Oh, guess I’ll wait then. In case you can you can analyze it, here’s the code:
CODE
#include <bits/stdc++.h>
using namespace std;
#define fi first
#define se second
#define pii pair<int, int>
#define mp make_pair
const long long INF = 1e16;
priority_queue<pii, vector<pii>, greater<pii>> pq;
int t, n, m, k, p;
vector<pii> adj[200005];
vector<pii> vpp;
long long dist[200005][4];
vector<int> vi;
long long dp[30][30][30][30][30];
long long dfs(int cur, int a, int b, int c, int d) {
if (cur == p) return 0;
if (dp[cur][a][b][c][d] != -1) return dp[cur][a][b][c][d];
long long res = INF;
if (a < vpp[0].se - 1) res = min(res, dfs(cur + 1, a + 1, b, c, d) + dist[vi[cur]][0]);
if (b < vpp[1].se - 1) res = min(res, dfs(cur + 1, a, b + 1, c, d) + dist[vi[cur]][1]);
if (c < vpp[2].se - 1) res = min(res, dfs(cur + 1, a, b, c + 1, d) + dist[vi[cur]][2]);
if (d < vpp[3].se - 1) res = min(res, dfs(cur + 1, a, b, c, d + 1) + dist[vi[cur]][3]);
return dp[cur][a][b][c][d] = res;
}
signed main() {
ios_base::sync_with_stdio(0);
cin.tie(0);
cin >> t;
while (t--) {
memset(dp, -1, sizeof dp);
cin >> n >> m;
for (int i = 0; i < m; i++) {
int u, v, w; cin >> u >> v >> w;
u--; v--;
adj[u].push_back({v, w});
adj[v].push_back({u, w});
}
cin >> k;
for (int i = 0; i < k; i++) {
int a, b; cin >> a >> b; a--;
vpp.push_back({a, b});
}
cin >> p;
for (int i = 0; i < p; i++) {
int x; cin >> x; x--;
vi.push_back(x);
}
for (int i = 0; i < n; i++) {
dist[i][0] = dist[i][1] = dist[i][2] = dist[i][3] = INF;
}
for (int i = 0; i < k; i++) {
pq.push(mp(0, vpp[i].fi));
dist[vpp[i].fi][i] = 0;
while (!pq.empty()) {
int u = pq.top().se;
int dd = pq.top().fi;
pq.pop();
if (dd > dist[u][i]) continue;
for (auto it : adj[u]) {
int v = it.fi;
int w = it.se;
if (dist[v][i] > dist[u][i] + w) {
dist[v][i] = dist[u][i] + w;
pq.push(mp(dist[v][i], v));
}
}
}
}
for (int i = k; i < 4; i++) {
vpp.push_back({0, 1});
}
long long res = dfs(0, 0, 0, 0, 0);
if (res >= INF) cout << -1 << '\n';
else cout << res << '\n';
vpp.clear();
vi.clear();
for (int i = 0; i < n; i++) adj[i].clear();
}
return 0;
}
Anyways, I believe I found my mistake.
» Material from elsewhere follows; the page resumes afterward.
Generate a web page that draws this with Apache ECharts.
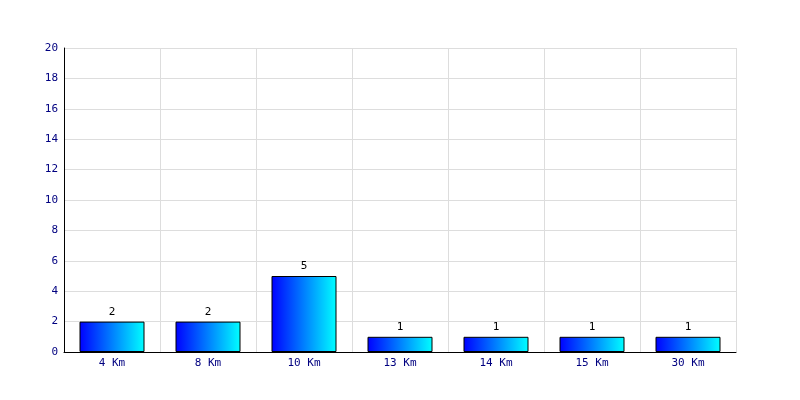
<!DOCTYPE html>
<html><head><meta charset="utf-8">
<script src="https://cdn.jsdelivr.net/npm/echarts@6/dist/echarts.min.js"></script>
<style>html,body{margin:0;padding:0;background:#fff}#c{width:800px;height:400px}</style>
</head><body><div id="c"></div>
<script>
const categories = ['4 Km', '8 Km', '10 Km', '13 Km', '14 Km', '15 Km', '30 Km'];
const values = [2, 2, 5, 1, 1, 1, 1];
const yMin = 0, yMax = 20, yStep = 2;

const chart = echarts.init(document.getElementById('c'), null, {renderer: 'canvas'});
const font = '"DejaVu Sans Mono", monospace';
chart.setOption({
  animation: false,
  backgroundColor: '#fff',
  grid: {left: 64, right: 64, top: 48, bottom: 48, containLabel: false},
  xAxis: {
    type: 'category', data: categories, boundaryGap: true,
    axisLine: {lineStyle: {color: '#000', width: 1}},
    axisTick: {show: false},
    axisLabel: {color: '#000080', fontFamily: font, fontSize: 11, margin: 6},
    splitLine: {show: true, lineStyle: {color: '#dddddd', width: 1}}
  },
  yAxis: {
    type: 'value', min: yMin, max: yMax, interval: yStep,
    axisLine: {show: true, lineStyle: {color: '#000', width: 1}},
    axisTick: {show: false},
    axisLabel: {color: '#000080', fontFamily: font, fontSize: 11, margin: 6},
    splitLine: {show: true, lineStyle: {color: '#dddddd', width: 1}}
  },
  series: [{
    type: 'bar', data: values, barWidth: 65,
    itemStyle: {
      color: new echarts.graphic.LinearGradient(0, 0, 1, 0, [
        {offset: 0, color: '#0000ff'}, {offset: 1, color: '#00ffff'}
      ]),
      borderColor: '#000', borderWidth: 1
    },
    label: {show: true, position: 'top', color: '#000', fontFamily: font, fontSize: 11, distance: 4}
  }]
});
</script></body></html>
Using int instead of long long in priority_queue 
Can’t check right now, but I belive that would fix it… 
You can use DP also, your solution is not visible yet, for now you can see my solution for reference.
Link
1 Like
Build an aho-corasick automaton on the given N ‘bad’ strings, and then let dp[state][i] be the maximum answer you can get using the first i characters of S, and when you’re at state in the automaton. There are two transitions - either you use the i-th character, or you don’t.
Use the automaton to check whether any state corresponds to the end of some bad string and don’t consider the dp at such states.
The answer is the maximum of dp[state][n] over all valid states.
3 Likes
yes
not entirely sure how ints and longs work in cpp…but here, are you sure no overflow takes place?
i mean your pii is pair<int,int>, so…
2 Likes
The intended complexity of the solution was m^2+nlogm,multi point evaluation should give TLE on later test cases ,did you use NTT with the 2^23 root of 1 mod p for multipoint evaluation?
Yeah, yeah I found that mistake 2 minutes ago… At first I didn’t return value in dfs, than I changed long long’s for int’s and when I fixed it, I forgot to return it back to long long… Thanks for your help though. It probably is the mistake.
Thanks!! What is the defination of the bad string? Do you want to mean given N string or something else.